If there were an annual prize for creative programming, I’d give it this season to Amici. Each of their four concerts has a theme to which each piece on the programme is related. Just to give an example, the theme of their fourth concert on April 3 is “In the Shadow.” (Is the shadow Beethoven’s or is it Mozart’s?) The programme will begin with Beethoven’s Twelve Variations for cello and piano on the popular “Ein Mädchen oder Weibchen” from Mozart’s opera The Magic Flute – certainly not Beethoven’s best known work, but probably core repertoire for cellists.
The rest of the programme consists of compositions by Spohr, Webern and the recently rediscovered late romantic Austrian composer, Carl Frühling (1868-1937). While the Amici Ensemble is a clarinet, cello, piano trio, they frequently invite guest artists to join them, which, of course, introduces a lot of variety to their programmes as well as extending their repertoire almost indefinitely. The guest artist at the April 3 concert will be the young mezzo-soprano Wallis Giunta, who will perform Spohr’s Six German Songs Op. 103, for voice, clarinet and piano.

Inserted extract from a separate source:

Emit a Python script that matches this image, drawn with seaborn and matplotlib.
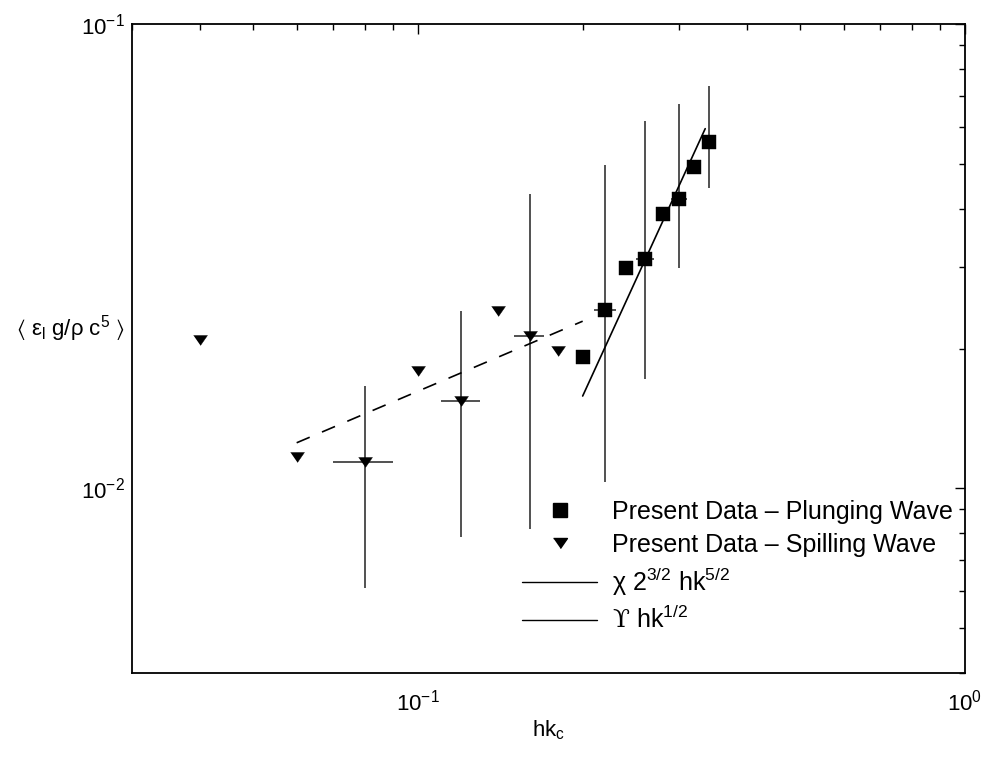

It’s easy to forget that there’s more to the United States than red-neck yahoos and Neanderthal foreign policy. It is a highly polarized society, which has produced scores of artists in all disciplines. Kudos to the Talisker Players for celebrating the cultural depth of our southern neighbour with a concert called “The Revolutionary Rhythms and Imagery of American Poets,” on October 27 and 28. The programme consists of settings by seven contemporary composers, including Toronto’s Alexander Rapoport, of poetry by American poets.
Roy Thomson Hall
Last but not least, Roy Thomson Hall has a terrific season planned, which will open on October 26 with yet another chamber orchestra, the Venice Baroque Orchestra, in a programme entitled “The Seasons Project.” It’s an artful blend of old and new, combining Vivaldi’s The Four Seasons and Philip Glass’s Concerto No. 2 for Violin and Orchestra: “The American Four Seasons,” with soloist Robert McDuffie, who premiered the work just last December with the TSO. If you missed it then, you now have a second chance!
This gives some idea of the programming breadth and depth of the coming season. At best, it’s an incomplete overview of what is coming. The profiles in the Blue Pages of the October WholeNote will, of course, fill out the picture somewhat – as I will also be trying to do in my columns.